Other scholars turn to Luce Irigaray in order to question the necessity of matricide altogether. Irigaray has famously claimed that ‘the whole of our western culture is based upon the murder of the mother’ (1991, 47). she construes the matricide as a patriarchal bid for power, not a natural result of the child’s maturation process. This bid for power is the entry point for Lynda Haas’s discussion of the mother’s position in the cultural imaginary as reflected in a number of Disney animated and live action films (1995). Suggesting that it is possible to make films which are not based on the murder of the mother, she nonetheless notes that a number of films represent ‘an installation of the patriarchy on the foundation of matricide’ by ‘excus[ing] the mother figure in order to replace her with a kindly - and often more competent - patriarch’ (1995, 197). The mother is removed to make way for the father.

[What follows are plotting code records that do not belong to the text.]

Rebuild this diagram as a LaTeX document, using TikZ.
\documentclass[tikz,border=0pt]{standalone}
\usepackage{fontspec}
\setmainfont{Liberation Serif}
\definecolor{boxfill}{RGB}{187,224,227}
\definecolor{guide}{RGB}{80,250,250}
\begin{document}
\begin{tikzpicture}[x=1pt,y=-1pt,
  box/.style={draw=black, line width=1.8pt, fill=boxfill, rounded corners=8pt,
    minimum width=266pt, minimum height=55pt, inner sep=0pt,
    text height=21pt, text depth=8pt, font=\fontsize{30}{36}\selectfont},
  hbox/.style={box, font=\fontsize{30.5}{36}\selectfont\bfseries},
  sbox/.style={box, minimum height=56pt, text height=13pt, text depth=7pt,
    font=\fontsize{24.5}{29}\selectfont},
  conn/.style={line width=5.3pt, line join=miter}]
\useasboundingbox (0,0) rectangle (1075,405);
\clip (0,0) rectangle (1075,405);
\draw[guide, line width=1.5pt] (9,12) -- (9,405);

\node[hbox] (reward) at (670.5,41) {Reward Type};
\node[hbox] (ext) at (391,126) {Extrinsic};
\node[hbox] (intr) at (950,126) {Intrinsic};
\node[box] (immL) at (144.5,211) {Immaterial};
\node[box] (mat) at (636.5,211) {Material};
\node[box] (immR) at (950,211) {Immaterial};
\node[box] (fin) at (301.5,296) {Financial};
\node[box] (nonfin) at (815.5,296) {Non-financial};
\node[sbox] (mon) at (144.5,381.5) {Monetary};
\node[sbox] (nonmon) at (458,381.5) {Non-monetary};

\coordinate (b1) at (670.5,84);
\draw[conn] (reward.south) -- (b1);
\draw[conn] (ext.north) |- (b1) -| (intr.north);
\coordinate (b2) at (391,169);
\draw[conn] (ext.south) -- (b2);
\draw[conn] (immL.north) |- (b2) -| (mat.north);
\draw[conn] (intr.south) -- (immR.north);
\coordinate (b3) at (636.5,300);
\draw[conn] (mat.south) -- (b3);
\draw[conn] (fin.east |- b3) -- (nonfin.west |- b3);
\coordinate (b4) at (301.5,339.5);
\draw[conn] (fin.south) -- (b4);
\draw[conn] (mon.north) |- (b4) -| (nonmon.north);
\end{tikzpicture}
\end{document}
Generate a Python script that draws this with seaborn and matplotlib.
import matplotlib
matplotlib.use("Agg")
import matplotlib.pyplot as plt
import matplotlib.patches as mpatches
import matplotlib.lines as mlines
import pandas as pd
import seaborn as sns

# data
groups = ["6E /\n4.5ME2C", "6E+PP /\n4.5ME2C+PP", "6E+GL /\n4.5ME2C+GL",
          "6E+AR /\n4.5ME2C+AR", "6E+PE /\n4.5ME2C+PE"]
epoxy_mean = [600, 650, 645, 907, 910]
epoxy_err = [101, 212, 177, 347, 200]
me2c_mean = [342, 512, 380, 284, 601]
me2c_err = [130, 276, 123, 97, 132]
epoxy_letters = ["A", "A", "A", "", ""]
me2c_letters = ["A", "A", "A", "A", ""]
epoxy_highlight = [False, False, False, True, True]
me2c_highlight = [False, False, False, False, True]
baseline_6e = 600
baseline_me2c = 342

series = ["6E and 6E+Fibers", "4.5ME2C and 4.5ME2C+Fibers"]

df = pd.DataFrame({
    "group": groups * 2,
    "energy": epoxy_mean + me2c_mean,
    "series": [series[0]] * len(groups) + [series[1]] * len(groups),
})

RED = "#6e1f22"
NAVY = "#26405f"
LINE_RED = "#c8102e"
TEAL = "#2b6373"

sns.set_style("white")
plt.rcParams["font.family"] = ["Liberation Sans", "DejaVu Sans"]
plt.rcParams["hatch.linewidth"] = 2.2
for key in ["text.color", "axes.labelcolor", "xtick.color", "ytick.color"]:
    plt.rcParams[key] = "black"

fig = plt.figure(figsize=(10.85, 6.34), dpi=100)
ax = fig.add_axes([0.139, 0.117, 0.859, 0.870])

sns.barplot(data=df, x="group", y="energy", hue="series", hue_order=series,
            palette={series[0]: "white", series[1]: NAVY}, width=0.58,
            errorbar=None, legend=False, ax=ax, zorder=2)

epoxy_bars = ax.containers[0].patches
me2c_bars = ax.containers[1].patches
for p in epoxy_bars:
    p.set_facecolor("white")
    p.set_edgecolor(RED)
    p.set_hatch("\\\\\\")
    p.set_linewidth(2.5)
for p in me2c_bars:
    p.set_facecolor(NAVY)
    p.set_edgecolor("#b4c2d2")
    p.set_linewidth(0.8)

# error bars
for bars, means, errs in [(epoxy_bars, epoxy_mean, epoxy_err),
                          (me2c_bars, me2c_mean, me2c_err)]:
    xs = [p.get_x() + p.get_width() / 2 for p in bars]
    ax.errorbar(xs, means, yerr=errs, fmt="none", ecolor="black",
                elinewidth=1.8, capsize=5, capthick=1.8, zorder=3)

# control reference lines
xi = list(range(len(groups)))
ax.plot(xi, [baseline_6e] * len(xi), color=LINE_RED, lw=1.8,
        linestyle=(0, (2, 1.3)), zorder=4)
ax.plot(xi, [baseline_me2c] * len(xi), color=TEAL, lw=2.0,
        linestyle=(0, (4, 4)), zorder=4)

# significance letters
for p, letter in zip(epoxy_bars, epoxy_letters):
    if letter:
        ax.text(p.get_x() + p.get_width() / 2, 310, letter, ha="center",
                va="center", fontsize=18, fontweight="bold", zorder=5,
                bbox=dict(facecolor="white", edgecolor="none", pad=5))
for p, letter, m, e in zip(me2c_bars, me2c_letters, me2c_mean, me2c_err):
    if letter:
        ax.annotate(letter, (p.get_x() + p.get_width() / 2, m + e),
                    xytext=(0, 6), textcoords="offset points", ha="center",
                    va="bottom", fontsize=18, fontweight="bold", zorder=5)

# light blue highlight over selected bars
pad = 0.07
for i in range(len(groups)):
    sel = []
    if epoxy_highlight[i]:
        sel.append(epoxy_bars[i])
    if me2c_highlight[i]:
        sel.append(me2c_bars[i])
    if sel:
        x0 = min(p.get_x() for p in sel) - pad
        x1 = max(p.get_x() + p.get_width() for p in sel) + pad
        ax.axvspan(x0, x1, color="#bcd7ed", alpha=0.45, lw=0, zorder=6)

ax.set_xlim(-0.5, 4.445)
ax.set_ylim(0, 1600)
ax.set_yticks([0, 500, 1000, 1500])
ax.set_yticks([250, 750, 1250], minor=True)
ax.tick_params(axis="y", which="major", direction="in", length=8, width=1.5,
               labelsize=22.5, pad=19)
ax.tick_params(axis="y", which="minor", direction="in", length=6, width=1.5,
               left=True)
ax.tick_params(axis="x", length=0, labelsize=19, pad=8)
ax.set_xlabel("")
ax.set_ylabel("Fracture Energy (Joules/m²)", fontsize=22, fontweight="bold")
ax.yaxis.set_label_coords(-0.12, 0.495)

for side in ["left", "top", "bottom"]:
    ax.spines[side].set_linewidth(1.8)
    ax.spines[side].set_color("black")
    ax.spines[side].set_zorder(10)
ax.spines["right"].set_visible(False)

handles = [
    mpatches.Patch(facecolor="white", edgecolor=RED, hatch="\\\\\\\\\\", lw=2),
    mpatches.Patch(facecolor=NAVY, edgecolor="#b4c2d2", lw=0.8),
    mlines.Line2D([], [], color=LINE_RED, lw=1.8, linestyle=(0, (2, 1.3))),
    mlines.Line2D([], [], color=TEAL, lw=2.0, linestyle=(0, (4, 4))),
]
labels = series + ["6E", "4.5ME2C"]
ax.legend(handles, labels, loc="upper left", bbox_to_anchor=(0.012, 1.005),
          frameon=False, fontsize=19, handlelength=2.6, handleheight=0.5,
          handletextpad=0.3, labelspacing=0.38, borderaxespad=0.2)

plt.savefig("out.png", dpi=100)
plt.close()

The idea of matricide and the theories of Nancy Chodorow and Dorothy Dinnerstein also underpin Judith Kegan Gardner’s analysis of five novels featuring dying mothers, suggesting that they ‘gratify our matricidal rage by plots that painfully murder the heroines’ mothers’, but in such a way that the deaths seem natural, and do not cause guilt (1978, 147). Referring to Adrienne Rich’s concept of matrophobia, the ‘fear...of becoming one’s mother‘s she suggests that as opposed to the Oedipus myth, where the son kills the father to take his place, in twentieth century literature, ‘the daughter “kills” her mother in order not to have to take her place’ (146, original emphasis).

Psychoanalytical theory thus generates readings which do not focus solely on the experiences and emotions of the author, but take into account other factors. In some cases, however, there is the risk that the dead/absent mother is normalized and reduced to a natural phenomenon, a stage which the individual must go through. A psychoanalytical approach may thus foreclose discussions of any societal or cultural influence. Analyses grounded in feminist psychoanalytical theories, however, tend to look also at societal and cultural factors, when they position themselves in relation to patriarchy.